▶ **What the task requires**: Scan the entries below and count the lines holding the string "this". Supply only the number.

▶ **Task input**:
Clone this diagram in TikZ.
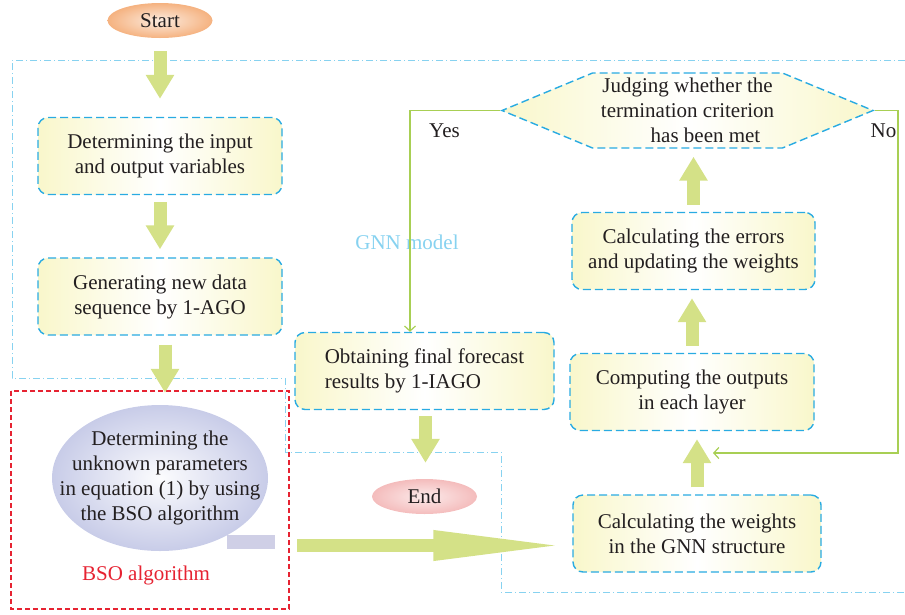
\documentclass[tikz,border=0pt]{standalone}
\usepackage{fontspec}
\setmainfont{Liberation Serif}
\usetikzlibrary{arrows.meta,shapes.geometric,shapes.symbols}

\definecolor{boxline}{RGB}{41,171,226}
\definecolor{boxyellow}{RGB}{249,247,203}
\definecolor{flowgreen}{RGB}{212,225,135}
\definecolor{linegreen}{RGB}{168,207,84}
\definecolor{gnnblue}{RGB}{135,210,240}
\definecolor{bsored}{RGB}{230,35,50}
\definecolor{bsolav}{RGB}{200,204,232}
\definecolor{tailgray}{RGB}{207,207,230}
\definecolor{startorange}{RGB}{245,178,128}
\definecolor{endpink}{RGB}{244,188,188}
\definecolor{textgray}{RGB}{35,31,32}

\newcommand{\flowfont}{\fontsize{21pt}{25pt}\selectfont}

\begin{document}
\begin{tikzpicture}[x=1pt,y=-1pt,>=latex,
  stepbox/.style={draw=boxline,dash pattern=on 8pt off 4pt,line width=1.4pt,
    rounded corners=10pt,left color=boxyellow,right color=boxyellow,middle color=white,
    minimum width=244pt,minimum height=77pt,align=center,text=textgray,font=\flowfont},
  judgebox/.style={stepbox,rounded corners=0pt,signal,signal to=west and east,
    signal pointer angle=45,minimum width=371pt,minimum height=75pt,inner sep=0pt},
  steptext/.style={align=center,text=textgray,font=\flowfont},
  terminal/.style={ellipse,minimum width=105pt,minimum height=35pt,inner sep=0pt,
    text=textgray,font=\flowfont},
  bsoblob/.style={ellipse,minimum width=216pt,minimum height=146pt,inner sep=0pt,
    inner color=white!94!bsolav,outer color=bsolav},
  flowarrow/.style={draw=flowgreen,line width=13pt,-{Triangle[length=24pt,width=27pt]},
    shorten <=7pt,shorten >=8pt},
  widearrow/.style={draw=flowgreen,line width=13pt,-{Triangle[length=136pt,width=27pt]}},
  loopline/.style={draw=linegreen,line width=1.2pt,-{Straight Barb[length=5pt,width=11pt]}},
  looplabel/.style={text=textgray,font=\flowfont},
  gnnregion/.style={draw=gnnblue,line width=1pt,dash pattern=on 7pt off 3pt on 1pt off 3pt},
  bsoregion/.style={color=bsored,draw=bsored,line width=1.3pt,dash pattern=on 5pt off 3pt}]

\useasboundingbox (0,0) rectangle (905,614);

% Regions
\draw[gnnregion] (905,60) -- (12,60) -- (12,378) -- (285,378) -- (285,452)
  -- (501,452) -- (501,592) -- (905,592);
\node[text=gnnblue,font=\flowfont] (gnnlabel) at (407,242) {GNN model};
\draw[bsoregion] (11,391) rectangle (289,609);
\node[text=bsored,font=\flowfont] (bsolabel) at (146,575) {BSO algorithm};

% Terminals
\node[terminal,inner color=startorange!25!white,outer color=startorange] (start) at (160,20.5) {Start};
\node[terminal,inner color=endpink!30!white,outer color=endpink] (stop) at (424.5,496.5) {End};

% Steps
\node[stepbox] (input) at (160,156) {Determining the input\\and output variables};
\node[stepbox] (ago) at (160,296.5) {Generating new data\\sequence by 1-AGO};
\node[stepbox,minimum width=259pt,align=left] (iago) at (424.5,371) {Obtaining final forecast\\results by 1-IAGO};
\node[stepbox,minimum width=243pt] (errors) at (693.5,251) {Calculating the errors\\and updating the weights};
\node[stepbox] (outputs) at (692,392) {Computing the outputs\\in each layer};
\node[stepbox,minimum width=248pt] (weights) at (697,533.5) {Calculating the weights\\in the GNN structure};
\node[judgebox] (judge) at (687.5,110.5) {Judging whether the\\termination criterion\\\hspace*{36pt}has been met};

% BSO ellipse
\fill[tailgray] (227,535) rectangle (275,549);
\node[bsoblob] (bso) at (160,478) {};
\node[steptext] (bsotext) at (bso) {Determining the\\unknown parameters\\in equation (1) by using\\the BSO algorithm};

% Flow arrows
\draw[flowarrow,shorten <=13pt,shorten >=18pt] (start.south) -- (input.north);
\draw[flowarrow] (input.south) -- (ago.north);
\draw[flowarrow,shorten <=9pt,shorten >=12pt] ([xshift=5pt]ago.south) -- ([xshift=5pt]bso.north);
\draw[flowarrow,shorten <=6pt,shorten >=16pt] ([xshift=1pt]iago.south) -- ([xshift=1pt]stop.north);
\foreach \a/\b in {weights/outputs,outputs/errors,errors/judge} {
  \draw[flowarrow] (\a.north) -- (\a.north |- \b.south);
}
\coordinate (bsoout) at (297,545.5);
\draw[widearrow,shorten >=3pt] (bsoout) -- (weights.west |- bsoout);

% Yes / No loops
\coordinate (yesturn) at (410,110.5);
\coordinate (noturn) at (898,110.5);
\coordinate (noend) at (713,453);
\draw[loopline] (judge.west) -- (yesturn) -- (yesturn |- iago.north);
\draw[loopline] (judge.east) -- (noturn) |- (noend);
\node[looplabel] (yes) at (444.5,131) {Yes};
\node[looplabel] (no) at (883.5,131) {No};

\end{tikzpicture}
\end{document}
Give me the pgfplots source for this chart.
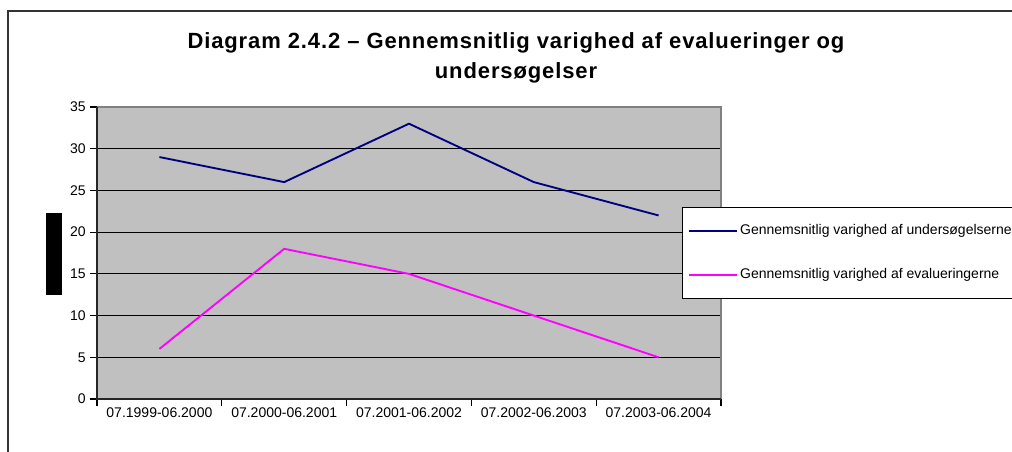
\documentclass[border=0pt]{standalone}
\usepackage{pgfplots}
\pgfplotsset{compat=1.18}
\usepackage{fontspec}
\setmainfont{Liberation Sans}
\newfontfamily\titlefont[LetterSpace=4]{Liberation Sans}
\definecolor{plotgray}{HTML}{C0C0C0}
\definecolor{bordergray}{HTML}{808080}
\definecolor{navyline}{HTML}{000080}
\definecolor{magline}{HTML}{FF00FF}
\begin{document}
\begin{tikzpicture}[x=0.75pt,y=0.75pt]
\useasboundingbox (0,0) rectangle (1012,451);
\clip (0,0) rectangle (1012,451);
% outer frame
\draw[line width=1.2pt, black!80] (8,-20) rectangle (1100,440);
% title
\node[font=\titlefont\bfseries\fontsize{16.5}{19}\selectfont, align=center] at (516,393) {Diagram 2.4.2 – Gennemsnitlig varighed af evalueringer og\\[4pt]undersøgelser};
\begin{axis}[
  at={(72.75pt,39pt)}, anchor=south west,
  scale only axis, width=468pt, height=219pt,
  xmin=-0.5, xmax=4.5, ymin=0, ymax=35,
  xtick={-0.5,0.5,1.5,2.5,3.5,4.5}, xticklabels={},
  extra x ticks={0,1,2,3,4},
  extra x tick labels={07.1999-06.2000,07.2000-06.2001,07.2001-06.2002,07.2002-06.2003,07.2003-06.2004},
  extra x tick style={major tick length=0pt, grid=none},
  ytick={0,5,...,35},
  ymajorgrids, grid style={black, line width=0.8pt},
  tick style={black, line width=0.8pt},
  tick align=outside, major tick length=5pt,
  xtick pos=bottom, ytick pos=left,
  axis background/.style={fill=plotgray},
  axis line style={draw=none},
  ticklabel style={font=\fontsize{10.5}{12}\selectfont},
  xticklabel style={yshift=-3pt},
  /pgf/number format/assume math mode=true,
  legend style={at={(0.9375,0.6575)}, anchor=north west, draw=black, fill=white,
    font=\fontsize{10.5}{12}\selectfont, inner xsep=4pt, inner ysep=11pt, row sep=20pt,
    legend cell align=left},
  legend image code/.code={\draw[#1] (0pt,0pt) -- (36pt,0pt);},
  clip=false,
]
\draw[bordergray, line width=1.5pt] (axis cs:-0.5,35) -- (axis cs:4.5,35) -- (axis cs:4.5,0);
\draw[black!85, line width=0.8pt] (axis cs:-0.5,35) -- (axis cs:-0.5,0) -- (axis cs:4.5,0);
\addplot[navyline, line width=1.4pt] coordinates {(0,29) (1,26) (2,33) (3,26) (4,22)};
\addlegendentry{Gennemsnitlig varighed af undersøgelserne}
\addplot[magline, line width=1.4pt] coordinates {(0,6) (1,18) (2,15) (3,10) (4,5)};
\addlegendentry{Gennemsnitlig varighed af evalueringerne}
\end{axis}
\fill[black] (46,156) rectangle (62,238);
\end{tikzpicture}
\end{document}
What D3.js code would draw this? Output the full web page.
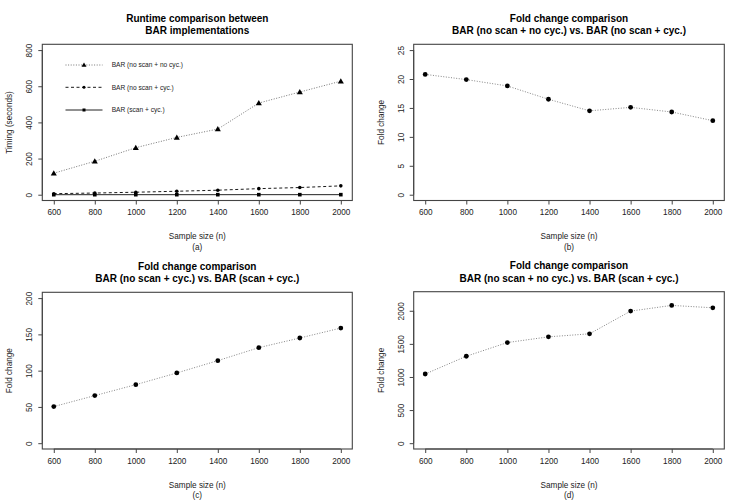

▶ **Solution**: 3